#### [EXERCISE]
Nothing should be output except the lines from the one containing "Emit a web page" through the one containing "var labels = ['4%', '31%', '0%', '6%', '27%', '32%'];", both ends included, each repeated exactly.

#### [EXTRACTED RECORDS]

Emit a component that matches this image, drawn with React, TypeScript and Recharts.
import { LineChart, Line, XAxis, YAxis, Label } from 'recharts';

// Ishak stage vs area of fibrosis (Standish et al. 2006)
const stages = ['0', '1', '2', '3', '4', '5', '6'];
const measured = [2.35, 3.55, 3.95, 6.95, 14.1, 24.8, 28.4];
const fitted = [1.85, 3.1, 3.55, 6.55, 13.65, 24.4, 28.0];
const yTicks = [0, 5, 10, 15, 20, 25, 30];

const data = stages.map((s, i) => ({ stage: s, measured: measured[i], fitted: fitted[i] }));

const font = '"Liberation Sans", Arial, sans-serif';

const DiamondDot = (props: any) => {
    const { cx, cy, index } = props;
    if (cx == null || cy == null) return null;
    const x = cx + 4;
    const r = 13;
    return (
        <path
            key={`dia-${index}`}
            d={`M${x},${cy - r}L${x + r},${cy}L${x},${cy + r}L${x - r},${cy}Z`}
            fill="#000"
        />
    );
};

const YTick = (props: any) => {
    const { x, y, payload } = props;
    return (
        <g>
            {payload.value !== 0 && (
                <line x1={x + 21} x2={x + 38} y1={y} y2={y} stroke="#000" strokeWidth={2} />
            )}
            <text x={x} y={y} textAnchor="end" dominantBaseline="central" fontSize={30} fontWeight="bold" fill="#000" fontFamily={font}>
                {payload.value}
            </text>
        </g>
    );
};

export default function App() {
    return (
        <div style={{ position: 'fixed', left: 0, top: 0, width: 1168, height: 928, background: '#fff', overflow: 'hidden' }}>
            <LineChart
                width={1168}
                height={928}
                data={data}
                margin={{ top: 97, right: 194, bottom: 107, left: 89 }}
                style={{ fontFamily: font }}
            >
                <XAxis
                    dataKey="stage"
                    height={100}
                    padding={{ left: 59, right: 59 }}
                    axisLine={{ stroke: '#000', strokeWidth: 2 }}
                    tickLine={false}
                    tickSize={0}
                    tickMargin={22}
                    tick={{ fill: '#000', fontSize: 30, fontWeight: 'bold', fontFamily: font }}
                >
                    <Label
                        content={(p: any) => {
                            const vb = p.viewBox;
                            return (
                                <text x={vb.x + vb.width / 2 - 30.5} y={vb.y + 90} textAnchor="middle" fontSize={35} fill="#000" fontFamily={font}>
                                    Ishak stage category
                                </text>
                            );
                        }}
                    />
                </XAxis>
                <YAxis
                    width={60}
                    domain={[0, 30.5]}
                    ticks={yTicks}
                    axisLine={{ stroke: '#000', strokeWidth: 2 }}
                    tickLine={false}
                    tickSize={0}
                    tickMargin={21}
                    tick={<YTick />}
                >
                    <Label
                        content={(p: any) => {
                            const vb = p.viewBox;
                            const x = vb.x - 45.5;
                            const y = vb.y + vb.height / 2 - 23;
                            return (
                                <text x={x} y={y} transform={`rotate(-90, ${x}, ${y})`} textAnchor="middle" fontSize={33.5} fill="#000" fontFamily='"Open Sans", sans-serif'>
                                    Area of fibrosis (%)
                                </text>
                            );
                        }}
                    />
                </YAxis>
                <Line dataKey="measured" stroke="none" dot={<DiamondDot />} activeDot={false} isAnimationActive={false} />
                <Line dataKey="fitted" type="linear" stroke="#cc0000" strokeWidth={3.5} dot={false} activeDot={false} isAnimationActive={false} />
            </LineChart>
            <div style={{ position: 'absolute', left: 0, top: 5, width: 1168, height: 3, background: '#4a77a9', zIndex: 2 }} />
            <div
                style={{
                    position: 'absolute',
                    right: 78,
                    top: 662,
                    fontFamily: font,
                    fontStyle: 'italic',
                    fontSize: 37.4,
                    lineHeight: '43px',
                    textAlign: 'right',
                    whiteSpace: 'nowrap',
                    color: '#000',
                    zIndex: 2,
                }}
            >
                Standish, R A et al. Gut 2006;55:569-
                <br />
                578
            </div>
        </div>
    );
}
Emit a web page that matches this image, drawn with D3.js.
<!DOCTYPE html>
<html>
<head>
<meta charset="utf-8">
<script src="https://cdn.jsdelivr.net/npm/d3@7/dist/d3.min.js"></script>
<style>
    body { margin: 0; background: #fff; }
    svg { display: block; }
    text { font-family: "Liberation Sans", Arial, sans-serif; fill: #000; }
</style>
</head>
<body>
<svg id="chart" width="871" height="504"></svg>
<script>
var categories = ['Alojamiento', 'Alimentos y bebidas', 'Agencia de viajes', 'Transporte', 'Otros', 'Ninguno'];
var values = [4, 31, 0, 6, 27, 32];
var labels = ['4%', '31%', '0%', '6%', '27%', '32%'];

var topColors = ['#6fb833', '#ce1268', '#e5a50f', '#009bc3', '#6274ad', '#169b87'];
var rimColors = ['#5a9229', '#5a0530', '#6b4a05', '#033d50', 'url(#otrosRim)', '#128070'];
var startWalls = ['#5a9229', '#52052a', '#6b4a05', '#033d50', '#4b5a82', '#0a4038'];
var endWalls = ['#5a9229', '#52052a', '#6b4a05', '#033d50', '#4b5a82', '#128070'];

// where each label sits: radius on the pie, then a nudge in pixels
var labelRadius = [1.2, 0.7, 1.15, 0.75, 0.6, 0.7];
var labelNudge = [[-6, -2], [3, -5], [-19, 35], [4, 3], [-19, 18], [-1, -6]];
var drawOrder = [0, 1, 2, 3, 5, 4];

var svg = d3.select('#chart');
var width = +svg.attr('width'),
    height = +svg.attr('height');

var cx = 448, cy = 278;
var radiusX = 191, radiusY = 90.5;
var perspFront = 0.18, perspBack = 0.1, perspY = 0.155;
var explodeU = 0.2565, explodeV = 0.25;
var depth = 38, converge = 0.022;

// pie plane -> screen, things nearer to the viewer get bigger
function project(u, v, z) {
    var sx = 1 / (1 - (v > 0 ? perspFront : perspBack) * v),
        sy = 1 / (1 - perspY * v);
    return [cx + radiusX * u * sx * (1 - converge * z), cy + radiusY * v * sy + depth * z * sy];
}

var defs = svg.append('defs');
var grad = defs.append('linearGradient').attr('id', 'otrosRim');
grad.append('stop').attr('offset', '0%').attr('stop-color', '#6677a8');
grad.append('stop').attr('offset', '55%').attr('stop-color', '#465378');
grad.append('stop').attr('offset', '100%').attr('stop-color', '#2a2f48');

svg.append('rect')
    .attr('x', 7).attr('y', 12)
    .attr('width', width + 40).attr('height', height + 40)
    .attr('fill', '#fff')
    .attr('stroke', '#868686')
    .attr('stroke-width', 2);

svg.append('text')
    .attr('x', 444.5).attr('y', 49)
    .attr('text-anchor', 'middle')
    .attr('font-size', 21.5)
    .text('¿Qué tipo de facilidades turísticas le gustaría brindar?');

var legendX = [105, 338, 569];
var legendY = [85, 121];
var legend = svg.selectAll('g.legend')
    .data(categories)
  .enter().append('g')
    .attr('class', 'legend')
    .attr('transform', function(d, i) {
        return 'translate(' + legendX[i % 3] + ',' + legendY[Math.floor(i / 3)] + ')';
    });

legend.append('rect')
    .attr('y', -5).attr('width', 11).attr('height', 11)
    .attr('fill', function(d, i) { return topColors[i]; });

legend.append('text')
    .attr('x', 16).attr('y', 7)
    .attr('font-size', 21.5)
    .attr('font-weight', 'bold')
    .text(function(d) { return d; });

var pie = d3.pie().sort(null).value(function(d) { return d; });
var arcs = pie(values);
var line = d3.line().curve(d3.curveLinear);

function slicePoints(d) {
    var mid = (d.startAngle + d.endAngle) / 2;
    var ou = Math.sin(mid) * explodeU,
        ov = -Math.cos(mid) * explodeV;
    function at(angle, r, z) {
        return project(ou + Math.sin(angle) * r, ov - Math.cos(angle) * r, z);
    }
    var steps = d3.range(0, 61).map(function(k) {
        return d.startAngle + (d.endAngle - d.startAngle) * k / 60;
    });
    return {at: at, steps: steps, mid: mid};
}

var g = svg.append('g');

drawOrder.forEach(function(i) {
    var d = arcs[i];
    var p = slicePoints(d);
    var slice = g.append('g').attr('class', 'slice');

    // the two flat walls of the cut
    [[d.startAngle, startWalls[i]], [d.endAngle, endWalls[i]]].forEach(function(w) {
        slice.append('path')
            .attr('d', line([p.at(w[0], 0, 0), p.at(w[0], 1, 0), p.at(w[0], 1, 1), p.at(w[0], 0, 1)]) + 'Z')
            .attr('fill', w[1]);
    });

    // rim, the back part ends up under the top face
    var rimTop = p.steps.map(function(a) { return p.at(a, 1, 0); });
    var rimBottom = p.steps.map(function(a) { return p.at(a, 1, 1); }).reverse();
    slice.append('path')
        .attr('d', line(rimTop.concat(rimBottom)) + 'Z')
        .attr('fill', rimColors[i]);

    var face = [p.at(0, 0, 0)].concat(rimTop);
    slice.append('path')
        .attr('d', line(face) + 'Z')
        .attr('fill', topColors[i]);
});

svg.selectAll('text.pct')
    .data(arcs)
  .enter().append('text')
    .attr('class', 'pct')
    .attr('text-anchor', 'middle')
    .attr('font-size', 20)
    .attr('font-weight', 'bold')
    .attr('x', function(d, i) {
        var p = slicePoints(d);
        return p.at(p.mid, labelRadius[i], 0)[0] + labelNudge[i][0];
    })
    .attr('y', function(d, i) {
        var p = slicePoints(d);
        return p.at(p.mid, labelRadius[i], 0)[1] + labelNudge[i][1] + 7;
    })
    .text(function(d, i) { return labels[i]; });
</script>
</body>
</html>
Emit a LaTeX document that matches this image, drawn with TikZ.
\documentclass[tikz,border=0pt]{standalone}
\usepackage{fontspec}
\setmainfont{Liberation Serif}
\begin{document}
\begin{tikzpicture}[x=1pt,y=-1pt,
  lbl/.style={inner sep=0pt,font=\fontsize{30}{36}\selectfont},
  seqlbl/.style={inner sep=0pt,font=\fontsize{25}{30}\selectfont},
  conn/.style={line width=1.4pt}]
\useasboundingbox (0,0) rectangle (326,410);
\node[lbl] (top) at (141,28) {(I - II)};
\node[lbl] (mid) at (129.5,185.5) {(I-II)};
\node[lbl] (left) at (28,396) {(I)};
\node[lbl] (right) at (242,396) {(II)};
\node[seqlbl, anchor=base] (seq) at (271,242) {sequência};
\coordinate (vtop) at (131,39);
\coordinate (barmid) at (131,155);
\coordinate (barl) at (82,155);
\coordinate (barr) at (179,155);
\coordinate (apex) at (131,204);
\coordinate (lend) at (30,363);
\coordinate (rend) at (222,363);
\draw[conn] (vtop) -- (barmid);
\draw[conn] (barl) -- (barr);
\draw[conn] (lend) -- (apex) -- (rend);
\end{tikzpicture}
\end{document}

#### [RIGHT ANSWER]
Emit a web page that matches this image, drawn with D3.js.
<!DOCTYPE html>
<html>
<head>
<meta charset="utf-8">
<script src="https://cdn.jsdelivr.net/npm/d3@7/dist/d3.min.js"></script>
<style>
    body { margin: 0; background: #fff; }
    svg { display: block; }
    text { font-family: "Liberation Sans", Arial, sans-serif; fill: #000; }
</style>
</head>
<body>
<svg id="chart" width="871" height="504"></svg>
<script>
var categories = ['Alojamiento', 'Alimentos y bebidas', 'Agencia de viajes', 'Transporte', 'Otros', 'Ninguno'];
var values = [4, 31, 0, 6, 27, 32];
var labels = ['4%', '31%', '0%', '6%', '27%', '32%'];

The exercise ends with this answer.